## Written instruction
Without the pictures, print the lines running from the beginning of the material to the line containing "Serif', 'Times New", both ends included.
──────── Data lines
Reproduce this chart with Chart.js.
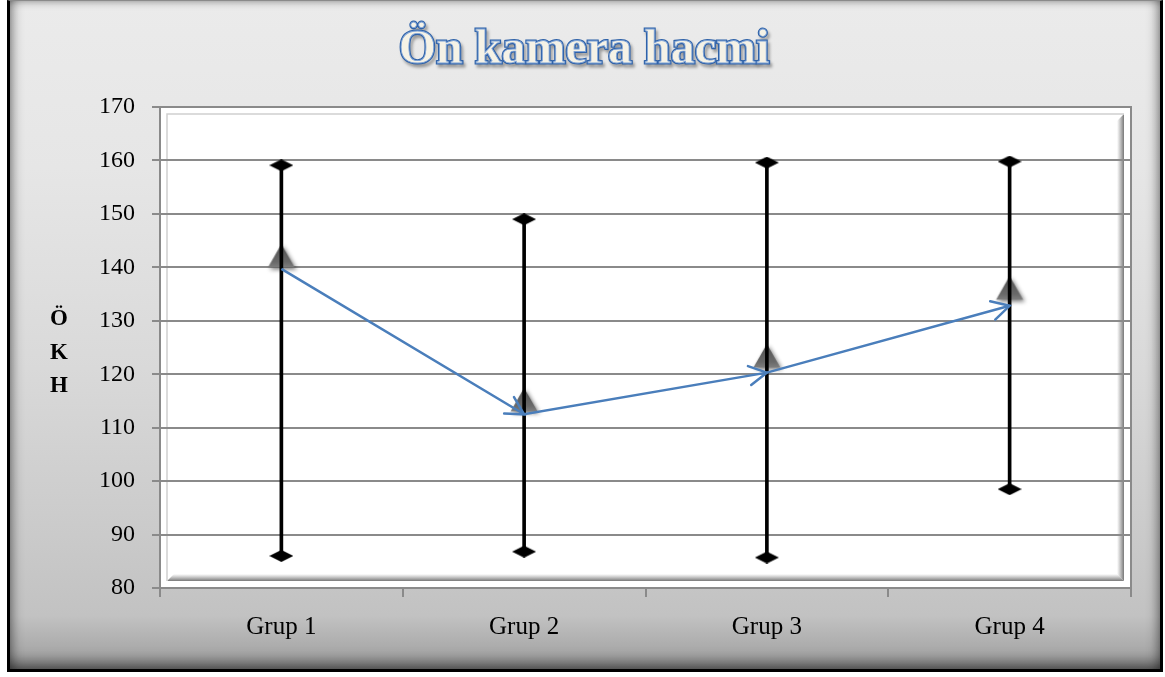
<!DOCTYPE html>
<html>
<head>
<meta charset="utf-8">
<title>Ön kamera hacmi</title>
<script src="https://cdn.jsdelivr.net/npm/chart.js@4.4.0/dist/chart.umd.min.js"></script>
<style>
  html, body { margin: 0; padding: 0; background: #fff; overflow: hidden; }
  #frame {
    position: absolute; left: 7px; top: 0; width: 1150px; height: 668px;
    border-left: 3px solid #000; border-right: 3px solid #000;
    border-bottom: 3px solid #000; border-top: 1px solid #8a8a8a;
    background: linear-gradient(to bottom, #ebebeb 0%, #e6e6e6 25%, #d9d9d9 55%, #cacaca 80%, #c2c2c2 92%, #9c9c9c 100%);
    box-shadow: inset 10px 0 12px -8px rgba(0,0,0,0.45), inset -10px 0 12px -8px rgba(0,0,0,0.45),
                inset 0 8px 10px -8px rgba(0,0,0,0.35), inset 0 -14px 14px -8px rgba(0,0,0,0.5);
  }
  #c { position: absolute; left: 0; top: 0; }
</style>
</head>
<body>
<div id="frame"></div>
<canvas id="c" width="1165" height="677"></canvas>
<script>
const groups = ['Grup 1', 'Grup 2', 'Grup 3', 'Grup 4'];
const lowValues = [86.0, 86.8, 85.7, 98.5];
const highValues = [159.1, 149.0, 159.6, 159.8];
const meanValues = [142.1, 115.2, 123.4, 136.1];
const trendValues = [139.7, 112.5, 120.3, 132.8];
const yMin = 80, yMax = 170, yStep = 10;
const titleText = 'Ön kamera hacmi';
const yTitleLines = ['Ö', 'K', 'H'];

const serif = "'Liberation Serif', 'Times New Roman', serif";

// flattened black diamond for the min / max ends
function makeDiamond() {
  const c = document.createElement('canvas');
  c.width = 24; c.height = 12;
  const g = c.getContext('2d');
  g.fillStyle = '#000';
  g.beginPath();
  g.moveTo(0, 6); g.lineTo(12, 0); g.lineTo(24, 6); g.lineTo(12, 12);
  g.closePath();
  g.fill();
  return c;
}

// grey shaded triangle with soft shadow for the mean
function makeTriangle() {
  const c = document.createElement('canvas');
  c.width = 40; c.height = 40;
  const g = c.getContext('2d');
  g.shadowColor = 'rgba(0,0,0,0.5)';
  g.shadowBlur = 4;
  g.shadowOffsetX = 2;
  g.shadowOffsetY = 2;
  const grad = g.createLinearGradient(0, 8, 0, 32);
  grad.addColorStop(0, '#4e4e4e');
  grad.addColorStop(0.75, '#6a6a6a');
  grad.addColorStop(1, '#808080');
  g.fillStyle = grad;
  g.beginPath();
  g.moveTo(20, 8); g.lineTo(33.5, 31.5); g.lineTo(6.5, 31.5);
  g.closePath();
  g.fill();
  return c;
}

const plotPanel = {
  id: 'plotPanel',
  beforeDraw(chart) {
    const { ctx, chartArea: a } = chart;
    ctx.save();
    ctx.fillStyle = '#fff';
    ctx.fillRect(a.left, a.top, a.right - a.left, a.bottom - a.top);
    // right bevel
    let gr = ctx.createLinearGradient(a.right - 14, 0, a.right - 7, 0);
    gr.addColorStop(0, 'rgba(140,140,140,0)');
    gr.addColorStop(1, 'rgba(120,120,120,1)');
    ctx.fillStyle = gr;
    ctx.beginPath();
    ctx.moveTo(a.right - 14, a.top + 14); ctx.lineTo(a.right - 7, a.top + 7);
    ctx.lineTo(a.right - 7, a.bottom - 7); ctx.lineTo(a.right - 14, a.bottom - 14);
    ctx.closePath(); ctx.fill();
    // bottom bevel
    gr = ctx.createLinearGradient(0, a.bottom - 14, 0, a.bottom - 7);
    gr.addColorStop(0, 'rgba(140,140,140,0)');
    gr.addColorStop(1, 'rgba(120,120,120,1)');
    ctx.fillStyle = gr;
    ctx.beginPath();
    ctx.moveTo(a.left + 14, a.bottom - 14); ctx.lineTo(a.right - 14, a.bottom - 14);
    ctx.lineTo(a.right - 7, a.bottom - 7); ctx.lineTo(a.left + 7, a.bottom - 7);
    ctx.closePath(); ctx.fill();
    // light top / left edge
    ctx.strokeStyle = '#cfcfcf';
    ctx.lineWidth = 1.5;
    ctx.beginPath();
    ctx.moveTo(a.left + 7, a.bottom - 7); ctx.lineTo(a.left + 7, a.top + 7); ctx.lineTo(a.right - 7, a.top + 7);
    ctx.stroke();
    // outer frame
    ctx.strokeStyle = '#8a8a8a';
    ctx.lineWidth = 2;
    ctx.strokeRect(a.left, a.top, a.right - a.left, a.bottom - a.top);
    ctx.restore();
  }
};

const arrowHeads = {
  id: 'arrowHeads',
  afterDatasetsDraw(chart) {
    const meta = chart.getDatasetMeta(3);
    const pts = meta.data;
    const ctx = chart.ctx;
    ctx.save();
    ctx.strokeStyle = '#4a7ebb';
    ctx.lineWidth = 2.5;
    ctx.lineCap = 'round';
    for (let i = 1; i < pts.length; i++) {
      const p0 = pts[i - 1], p1 = pts[i];
      const ang = Math.atan2(p1.y - p0.y, p1.x - p0.x);
      const len = 20, spread = 0.5;
      ctx.beginPath();
      ctx.moveTo(p1.x - len * Math.cos(ang - spread), p1.y - len * Math.sin(ang - spread));
      ctx.lineTo(p1.x, p1.y);
      ctx.lineTo(p1.x - len * Math.cos(ang + spread), p1.y - len * Math.sin(ang + spread));
      ctx.stroke();
    }
    ctx.restore();
  }
};

const textBits = {
  id: 'textBits',
  afterDraw(chart) {
    const ctx = chart.ctx;
    ctx.save();
    // WordArt-like title
    ctx.font = 'bold 48px ' + serif;
    ctx.textAlign = 'center';
    ctx.textBaseline = 'alphabetic';
    ctx.shadowColor = 'rgba(0,0,0,0.35)';
    ctx.shadowBlur = 3;
    ctx.shadowOffsetX = 2;
    ctx.shadowOffsetY = 3;
    ctx.lineWidth = 3;
    ctx.strokeStyle = '#2f62a8';
    ctx.strokeText(titleText, 584, 63);
    ctx.shadowColor = 'transparent';
    ctx.fillStyle = '#f5f2e6';
    ctx.fillText(titleText, 584, 63);
    ctx.lineWidth = 0.8;
    ctx.strokeStyle = '#7fa3d6';
    ctx.strokeText(titleText, 584, 63);
    // stacked y title
    ctx.font = 'bold 23px ' + serif;
    ctx.fillStyle = '#000';
    yTitleLines.forEach((t, i) => ctx.fillText(t, 59, 325 + i * 33.5));
    ctx.restore();
  }
};

new Chart(document.getElementById('c'), {
  type: 'bar',
  data: {
    labels: groups,
    datasets: [
      {
        type: 'line',
        data: meanValues,
        showLine: false,
        pointStyle: makeTriangle(),
        pointRadius: 12,
        order: 5
      },
      {
        type: 'bar',
        data: groups.map((g, i) => [lowValues[i], highValues[i]]),
        backgroundColor: '#000',
        borderWidth: 0,
        barThickness: 3,
        order: 4
      },
      {
        type: 'line',
        data: highValues,
        showLine: false,
        pointStyle: makeDiamond(),
        pointRadius: 10,
        order: 3
      },
      {
        type: 'line',
        data: trendValues,
        borderColor: '#4a7ebb',
        borderWidth: 2.5,
        pointRadius: 0,
        tension: 0,
        fill: false,
        order: 1
      },
      {
        type: 'line',
        data: lowValues,
        showLine: false,
        pointStyle: makeDiamond(),
        pointRadius: 10,
        order: 2
      }
    ]
  },
  options: {
    responsive: false,
    animation: false,
    devicePixelRatio: 1,
    layout: { padding: { top: 107, right: 34, left: 0, bottom: 0 } },
    plugins: {
      legend: { display: false },
      tooltip: { enabled: false },
      title: { display: false }
    },
    scales: {
      x: {
        offset: true,
        grid: { offset: true, drawOnChartArea: false, drawTicks: true, tickLength: 9, color: '#8a8a8a', lineWidth: 2 },
        border: { display: true, color: '#8a8a8a', width: 2 },
        ticks: { color: '#000', font: { family: serif, size: 25 }, padding: 15, maxRotation: 0 },
        afterFit(scale) { scale.height = 89; }
      },
      y: {
        min: yMin,
        max: yMax,
        grid: { color: '#8a8a8a', lineWidth: 2, tickLength: 8 },
        border: { display: true, color: '#8a8a8a', width: 2 },
        ticks: { stepSize: yStep, color: '#000', font: { family: serif, size: 24 }, padding: 17 },
        afterFit(scale) { scale.width = 160; }
      }
    }
  },
  plugins: [plotPanel, arrowHeads, textBits]
});
</script>
</body>
</html>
────────────────
## Exercise output
Reproduce this chart with Chart.js.
<!DOCTYPE html>
<html>
<head>
<meta charset="utf-8">
<title>Ön kamera hacmi</title>
<script src="https://cdn.jsdelivr.net/npm/chart.js@4.4.0/dist/chart.umd.min.js"></script>
<style>
  html, body { margin: 0; padding: 0; background: #fff; overflow: hidden; }
  #frame {
    position: absolute; left: 7px; top: 0; width: 1150px; height: 668px;
    border-left: 3px solid #000; border-right: 3px solid #000;
    border-bottom: 3px solid #000; border-top: 1px solid #8a8a8a;
    background: linear-gradient(to bottom, #ebebeb 0%, #e6e6e6 25%, #d9d9d9 55%, #cacaca 80%, #c2c2c2 92%, #9c9c9c 100%);
    box-shadow: inset 10px 0 12px -8px rgba(0,0,0,0.45), inset -10px 0 12px -8px rgba(0,0,0,0.45),
                inset 0 8px 10px -8px rgba(0,0,0,0.35), inset 0 -14px 14px -8px rgba(0,0,0,0.5);
  }
  #c { position: absolute; left: 0; top: 0; }
</style>
</head>
<body>
<div id="frame"></div>
<canvas id="c" width="1165" height="677"></canvas>
<script>
const groups = ['Grup 1', 'Grup 2', 'Grup 3', 'Grup 4'];
const lowValues = [86.0, 86.8, 85.7, 98.5];
const highValues = [159.1, 149.0, 159.6, 159.8];
const meanValues = [142.1, 115.2, 123.4, 136.1];
const trendValues = [139.7, 112.5, 120.3, 132.8];
const yMin = 80, yMax = 170, yStep = 10;
const titleText = 'Ön kamera hacmi';
const yTitleLines = ['Ö', 'K', 'H'];

const serif = "'Liberation Serif', 'Times New Roman', serif";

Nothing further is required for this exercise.